* MATERIAL

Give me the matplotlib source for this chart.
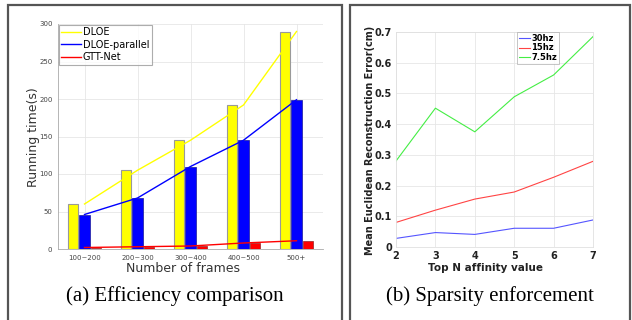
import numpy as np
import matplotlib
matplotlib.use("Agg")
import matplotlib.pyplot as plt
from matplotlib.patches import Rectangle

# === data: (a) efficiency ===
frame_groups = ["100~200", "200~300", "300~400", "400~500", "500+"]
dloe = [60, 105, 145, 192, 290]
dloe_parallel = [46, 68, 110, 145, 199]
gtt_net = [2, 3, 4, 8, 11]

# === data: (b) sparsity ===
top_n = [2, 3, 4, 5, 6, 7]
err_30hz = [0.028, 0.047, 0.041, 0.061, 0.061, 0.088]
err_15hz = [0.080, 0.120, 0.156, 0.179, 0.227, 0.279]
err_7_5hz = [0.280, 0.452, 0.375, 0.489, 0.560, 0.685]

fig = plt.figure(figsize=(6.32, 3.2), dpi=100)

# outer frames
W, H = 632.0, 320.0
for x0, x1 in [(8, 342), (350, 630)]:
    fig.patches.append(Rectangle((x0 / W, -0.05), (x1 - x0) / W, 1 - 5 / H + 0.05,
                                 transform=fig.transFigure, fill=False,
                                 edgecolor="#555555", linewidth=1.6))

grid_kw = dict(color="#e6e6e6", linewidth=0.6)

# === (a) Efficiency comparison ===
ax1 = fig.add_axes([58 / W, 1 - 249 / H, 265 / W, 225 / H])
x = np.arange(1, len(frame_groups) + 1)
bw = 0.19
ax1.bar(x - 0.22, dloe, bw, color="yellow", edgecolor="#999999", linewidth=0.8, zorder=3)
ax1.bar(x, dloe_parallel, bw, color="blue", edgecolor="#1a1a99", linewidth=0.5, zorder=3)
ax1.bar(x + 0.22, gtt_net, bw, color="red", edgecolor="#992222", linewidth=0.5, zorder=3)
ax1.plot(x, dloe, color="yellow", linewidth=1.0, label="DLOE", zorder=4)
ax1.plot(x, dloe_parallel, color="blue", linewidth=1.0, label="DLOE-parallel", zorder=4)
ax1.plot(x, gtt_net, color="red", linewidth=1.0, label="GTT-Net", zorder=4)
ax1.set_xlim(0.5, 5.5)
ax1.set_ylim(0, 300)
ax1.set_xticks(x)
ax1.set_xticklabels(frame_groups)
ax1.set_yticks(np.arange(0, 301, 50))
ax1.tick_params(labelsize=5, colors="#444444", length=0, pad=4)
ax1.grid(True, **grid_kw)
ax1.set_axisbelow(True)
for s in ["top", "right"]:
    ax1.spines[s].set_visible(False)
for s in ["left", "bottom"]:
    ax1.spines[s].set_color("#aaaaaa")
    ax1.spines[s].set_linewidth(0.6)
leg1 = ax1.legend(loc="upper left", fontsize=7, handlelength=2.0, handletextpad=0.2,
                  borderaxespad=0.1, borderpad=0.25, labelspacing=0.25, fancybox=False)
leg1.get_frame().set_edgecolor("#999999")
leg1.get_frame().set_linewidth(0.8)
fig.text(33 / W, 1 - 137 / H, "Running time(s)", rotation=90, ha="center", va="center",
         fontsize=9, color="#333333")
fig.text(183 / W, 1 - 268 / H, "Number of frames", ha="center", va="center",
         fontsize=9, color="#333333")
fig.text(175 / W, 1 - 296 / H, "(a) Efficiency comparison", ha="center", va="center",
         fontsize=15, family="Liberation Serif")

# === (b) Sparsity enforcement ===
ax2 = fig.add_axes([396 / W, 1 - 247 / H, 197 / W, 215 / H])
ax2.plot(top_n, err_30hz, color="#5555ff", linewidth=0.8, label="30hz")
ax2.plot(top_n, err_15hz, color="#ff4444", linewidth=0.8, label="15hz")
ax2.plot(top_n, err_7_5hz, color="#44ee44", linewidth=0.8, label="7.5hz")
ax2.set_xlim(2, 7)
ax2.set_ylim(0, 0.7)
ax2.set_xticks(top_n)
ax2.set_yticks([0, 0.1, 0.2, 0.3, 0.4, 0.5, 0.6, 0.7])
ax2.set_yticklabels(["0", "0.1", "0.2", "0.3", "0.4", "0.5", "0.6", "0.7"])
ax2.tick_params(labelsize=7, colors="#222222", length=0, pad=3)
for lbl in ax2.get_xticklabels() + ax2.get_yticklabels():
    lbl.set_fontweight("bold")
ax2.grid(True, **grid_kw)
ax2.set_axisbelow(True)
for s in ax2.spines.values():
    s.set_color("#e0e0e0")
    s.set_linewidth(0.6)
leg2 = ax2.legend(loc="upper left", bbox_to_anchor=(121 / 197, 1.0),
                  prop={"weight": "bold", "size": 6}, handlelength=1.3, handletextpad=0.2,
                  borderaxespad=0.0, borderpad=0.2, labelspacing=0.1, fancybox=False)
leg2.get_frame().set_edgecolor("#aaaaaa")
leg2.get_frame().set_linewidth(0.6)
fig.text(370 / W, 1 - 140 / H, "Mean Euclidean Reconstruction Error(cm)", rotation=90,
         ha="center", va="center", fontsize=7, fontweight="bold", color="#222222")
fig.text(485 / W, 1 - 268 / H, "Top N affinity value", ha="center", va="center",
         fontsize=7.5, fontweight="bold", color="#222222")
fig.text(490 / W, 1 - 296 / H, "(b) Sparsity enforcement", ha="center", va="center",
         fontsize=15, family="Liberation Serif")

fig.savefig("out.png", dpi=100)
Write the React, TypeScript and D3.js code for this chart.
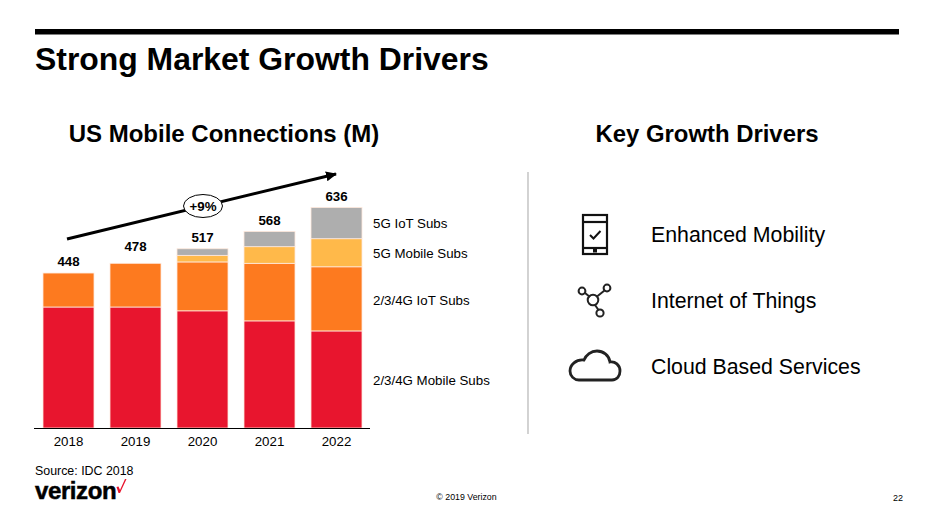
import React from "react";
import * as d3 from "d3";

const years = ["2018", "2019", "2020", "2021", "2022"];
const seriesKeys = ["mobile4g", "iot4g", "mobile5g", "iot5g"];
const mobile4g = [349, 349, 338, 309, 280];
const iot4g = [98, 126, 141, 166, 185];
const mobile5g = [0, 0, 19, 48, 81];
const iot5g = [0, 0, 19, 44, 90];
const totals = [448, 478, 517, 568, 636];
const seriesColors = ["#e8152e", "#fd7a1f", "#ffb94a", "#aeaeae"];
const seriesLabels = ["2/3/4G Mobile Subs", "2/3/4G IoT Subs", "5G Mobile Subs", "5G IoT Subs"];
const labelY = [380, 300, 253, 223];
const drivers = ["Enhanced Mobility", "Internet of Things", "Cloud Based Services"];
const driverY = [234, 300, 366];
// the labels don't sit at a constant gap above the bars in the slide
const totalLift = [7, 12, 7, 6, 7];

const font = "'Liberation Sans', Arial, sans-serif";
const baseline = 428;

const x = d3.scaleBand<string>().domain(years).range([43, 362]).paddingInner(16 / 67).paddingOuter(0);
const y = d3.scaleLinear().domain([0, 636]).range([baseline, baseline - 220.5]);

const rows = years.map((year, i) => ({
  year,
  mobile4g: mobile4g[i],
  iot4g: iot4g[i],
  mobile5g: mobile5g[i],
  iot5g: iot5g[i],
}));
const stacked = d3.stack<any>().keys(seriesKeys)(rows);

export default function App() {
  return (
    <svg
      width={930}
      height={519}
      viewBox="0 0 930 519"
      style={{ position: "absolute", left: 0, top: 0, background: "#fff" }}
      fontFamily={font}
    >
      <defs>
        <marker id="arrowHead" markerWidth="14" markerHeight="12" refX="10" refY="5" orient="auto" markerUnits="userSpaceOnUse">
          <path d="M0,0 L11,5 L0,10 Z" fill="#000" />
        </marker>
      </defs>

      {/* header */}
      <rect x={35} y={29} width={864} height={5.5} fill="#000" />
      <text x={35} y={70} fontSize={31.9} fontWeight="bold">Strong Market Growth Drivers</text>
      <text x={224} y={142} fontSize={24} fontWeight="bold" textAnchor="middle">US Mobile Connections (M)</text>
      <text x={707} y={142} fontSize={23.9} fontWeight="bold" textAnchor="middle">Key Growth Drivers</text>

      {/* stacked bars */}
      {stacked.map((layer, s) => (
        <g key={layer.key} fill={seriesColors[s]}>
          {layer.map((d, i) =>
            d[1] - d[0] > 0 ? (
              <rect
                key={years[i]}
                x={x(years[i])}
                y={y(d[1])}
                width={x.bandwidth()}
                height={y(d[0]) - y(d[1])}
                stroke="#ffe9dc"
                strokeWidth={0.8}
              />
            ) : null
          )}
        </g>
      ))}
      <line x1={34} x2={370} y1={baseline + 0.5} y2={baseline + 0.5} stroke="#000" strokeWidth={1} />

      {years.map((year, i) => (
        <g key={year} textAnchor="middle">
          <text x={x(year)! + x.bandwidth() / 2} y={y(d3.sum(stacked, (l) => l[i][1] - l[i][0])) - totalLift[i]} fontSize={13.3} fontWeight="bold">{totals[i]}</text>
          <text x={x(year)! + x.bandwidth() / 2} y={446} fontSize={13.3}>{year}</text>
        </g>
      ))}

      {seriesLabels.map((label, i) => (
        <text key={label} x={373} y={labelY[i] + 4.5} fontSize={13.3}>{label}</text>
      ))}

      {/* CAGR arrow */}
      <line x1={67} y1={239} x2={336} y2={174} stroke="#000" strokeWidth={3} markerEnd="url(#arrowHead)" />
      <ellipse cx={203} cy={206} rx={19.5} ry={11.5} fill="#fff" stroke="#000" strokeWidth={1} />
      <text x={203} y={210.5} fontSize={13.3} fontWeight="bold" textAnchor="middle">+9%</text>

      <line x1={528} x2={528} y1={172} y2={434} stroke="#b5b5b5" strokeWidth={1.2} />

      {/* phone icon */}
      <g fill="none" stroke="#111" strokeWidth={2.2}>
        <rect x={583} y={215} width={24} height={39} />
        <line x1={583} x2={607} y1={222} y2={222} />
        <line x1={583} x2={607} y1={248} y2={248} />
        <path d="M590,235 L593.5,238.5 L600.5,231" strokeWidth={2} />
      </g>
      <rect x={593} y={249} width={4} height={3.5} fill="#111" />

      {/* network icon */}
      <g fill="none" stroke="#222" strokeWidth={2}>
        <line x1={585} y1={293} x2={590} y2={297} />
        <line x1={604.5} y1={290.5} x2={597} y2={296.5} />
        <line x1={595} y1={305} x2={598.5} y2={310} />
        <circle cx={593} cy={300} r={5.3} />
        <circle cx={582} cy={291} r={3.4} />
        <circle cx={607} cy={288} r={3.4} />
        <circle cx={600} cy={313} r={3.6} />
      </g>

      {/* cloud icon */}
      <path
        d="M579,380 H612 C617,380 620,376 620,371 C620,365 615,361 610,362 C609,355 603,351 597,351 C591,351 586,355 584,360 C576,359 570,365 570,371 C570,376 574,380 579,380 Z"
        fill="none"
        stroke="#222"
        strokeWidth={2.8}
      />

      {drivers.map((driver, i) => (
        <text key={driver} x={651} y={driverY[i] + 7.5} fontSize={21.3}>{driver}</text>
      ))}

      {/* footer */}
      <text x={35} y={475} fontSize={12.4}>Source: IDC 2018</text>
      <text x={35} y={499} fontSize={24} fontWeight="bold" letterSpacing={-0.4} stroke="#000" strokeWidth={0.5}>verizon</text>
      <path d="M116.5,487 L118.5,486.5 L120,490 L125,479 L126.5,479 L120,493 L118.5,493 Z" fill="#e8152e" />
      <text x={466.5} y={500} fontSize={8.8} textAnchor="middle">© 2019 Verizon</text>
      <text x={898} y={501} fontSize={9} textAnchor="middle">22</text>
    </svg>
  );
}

* WHAT TO PRODUCE
Starting at the top of the listing above, reproduce each line up to and including the one with "gtt_net = [2, 3, 4, 8, 11]"; omit the pictures.

* THE SOLUTION
Give me the matplotlib source for this chart.
import numpy as np
import matplotlib
matplotlib.use("Agg")
import matplotlib.pyplot as plt
from matplotlib.patches import Rectangle

# === data: (a) efficiency ===
frame_groups = ["100~200", "200~300", "300~400", "400~500", "500+"]
dloe = [60, 105, 145, 192, 290]
dloe_parallel = [46, 68, 110, 145, 199]
gtt_net = [2, 3, 4, 8, 11]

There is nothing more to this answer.